I used the ample time provided by the national four day holiday to return to my childhood home where I spent the first fourteen years of my life(my family moved out in 2004). I grew up in the 19th house on a street called Osemene close in Mafoluku, Lagos. The street was one of those closely knit places where everyone knew everyone; It wasn’t uncommon for older folks on the street to report you to your parents if you displayed any unruly behavior because ultimately everyone was your “mommy and daddy”, walking up the street from school or church you’ll often be stopped by uncles, aunties and mommies and daddies who will inquire about your welfare at school and remark about how fast you’d grown telling you it just “yesterday” you were a baby and they had carried you in their arms, the roads were not tarred and every evening the streets were painted with the sounds of children playing on the streets, everyone was respectful of each other irrespective of  differences in tribe and religion.



 Despite this sense of familiarity with everyone there was also a silent apprehension, for example, admonitions not to eat in anyone’s house (with the possible exception of parties and celebrations) for fear of food poisoning and initiation into the occultist kingdom of uttermost witchcraft :), sleepovers were nonexistent, and anyone who was radically different was viewed with great suspicion.

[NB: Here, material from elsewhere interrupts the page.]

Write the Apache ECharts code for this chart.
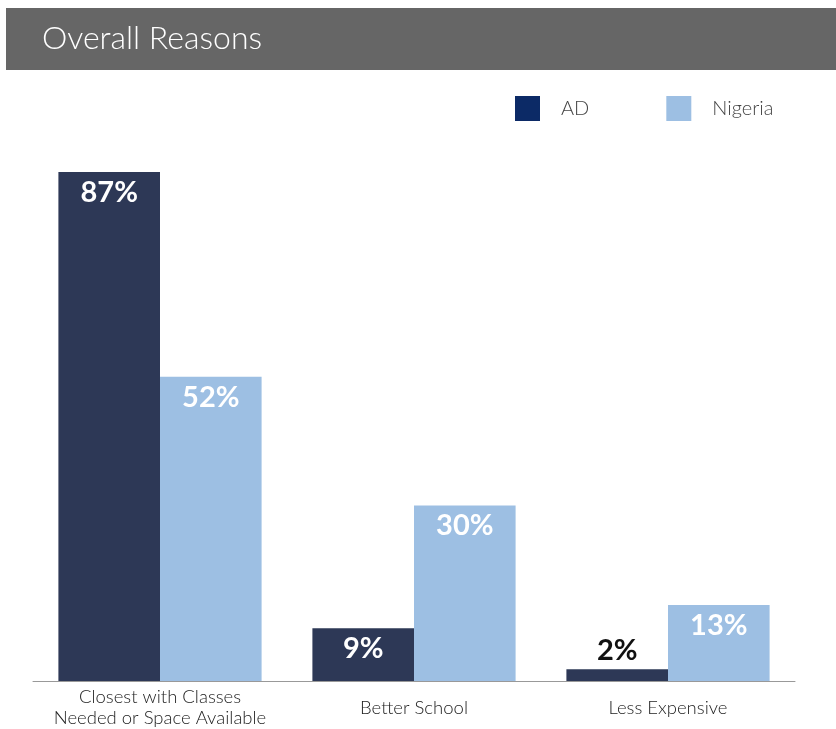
<!DOCTYPE html>
<html>
<head>
<meta charset="utf-8">
<script src="https://cdn.jsdelivr.net/npm/echarts@6/dist/echarts.min.js"></script>
<style>html,body{margin:0;padding:0;background:#fff}#c{width:836px;height:729px}</style>
</head>
<body>
<div id="c"></div>
<script>
const categories = ['Closest with Classes\nNeeded or Space Available', 'Better School', 'Less Expensive'];
const adValues = [87, 9, 2];
const nigeriaValues = [52, 30, 13];
const seriesNames = ['AD', 'Nigeria'];

const chart = echarts.init(document.getElementById('c'));
const font = 'Lato, "Open Sans", sans-serif';

function labelFor(v) {
  return v < 5
    ? { show: true, position: 'top', distance: 4, color: '#111', fontSize: 29, fontWeight: 'bold', fontFamily: font, formatter: '{c}%' }
    : { show: true, position: 'insideTop', distance: 6, color: '#fff', fontSize: 29, fontWeight: 'bold', fontFamily: font, formatter: '{c}%' };
}

chart.setOption({
  animation: false,
  graphic: [{ type: 'rect', shape: { x: 6, y: 8, width: 830, height: 62 }, style: { fill: '#666666' }, z: 0 }],
  title: {
    text: 'Overall Reasons', left: 37, top: 18,
    textStyle: { color: '#fff', fontSize: 32, fontWeight: 300, fontFamily: font }
  },
  legend: {
    data: [
      { name: seriesNames[0], itemStyle: { color: '#0c2a66' } },
      { name: seriesNames[1], itemStyle: { color: '#9dbfe3' } }
    ],
    left: 510, top: 91, itemWidth: 25, itemHeight: 25, itemGap: 77,
    icon: 'rect',
    textStyle: { color: '#444', fontSize: 20, fontWeight: 300, fontFamily: font, padding: [3, 0, 0, 16] }
  },
  grid: { left: 33, right: 41, top: 96, bottom: 47 },
  xAxis: {
    type: 'category', data: categories,
    axisLine: { lineStyle: { color: '#999', width: 1 } },
    axisTick: { show: false },
    axisLabel: { color: '#222', fontSize: 18.5, fontWeight: 300, fontFamily: font, lineHeight: 21, margin: 27, verticalAlign: 'middle', interval: 0 }
  },
  yAxis: { type: 'value', min: 0, max: 100, show: false, splitLine: { show: false } },
  series: [
    {
      name: seriesNames[0], type: 'bar', barGap: '0%', barCategoryGap: '20%',
      itemStyle: { color: '#2d3856' },
      data: adValues.map(v => ({ value: v, label: labelFor(v) }))
    },
    {
      name: seriesNames[1], type: 'bar',
      itemStyle: { color: '#9dbfe3' },
      data: nigeriaValues.map(v => ({ value: v, label: labelFor(v) }))
    }
  ]
});
</script>
</body>
</html>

It was the nineties after all and superstitions abounded.



He has been there right from the time when five naira could put a smile on your face


Going back there felt like going back in time because nothing much had changed. The streets were still not tarred, the mallam who sold confectioneries at the beginning of the street since I was a child still had his stall there, most of the people who lived there during my childhood days had moved out but the outer appearance of the houses looked the same, old cars lined the side of the streets and finally I arrived at the house where I grew up.


The airport isn't far from here so the sound and sight of airplanes is an hourly affair



I love this house so much and I’ve even written about it in my first book. For you see this house is more than a building, it is childhood tears and nightmares, unbridled laughter, simple living, late night stories, books and comics, early morning family devotions, the chinking of keys suggesting someone was about to open the door, games with tires, football and rubber bands, asthma attacks, amazing meals, bangers during the Christmas period, pain, joy, life and a man who has returned to offer gratitude for the days spent here and to solemnly promise that time won’t steal way the child inside him. 
Gotta love Nigerian parents :)



Unlike how it was in the nineties, there are no children playing in the open space in front of the house but the house seems happy to live by evocations of playful pasts. She hugs me with her aged hands when I walk in and in the time I spend walking around the house, she whispers memories and questions to me “Do you remember when you sneaked downstairs after you were told not to and got caught by your parents?” “Oh do you remember the Ikeja bomb blast?” “Do you still read as much as you used to?” “What cartoons are you into right now?”

When it’s time to leave she walks me to her gate and asks me when she’ll feel the tap of my happy feet running around the house again. I’ll be back, I let her know, and it’ll be an endless stream of the best of the early years all over again.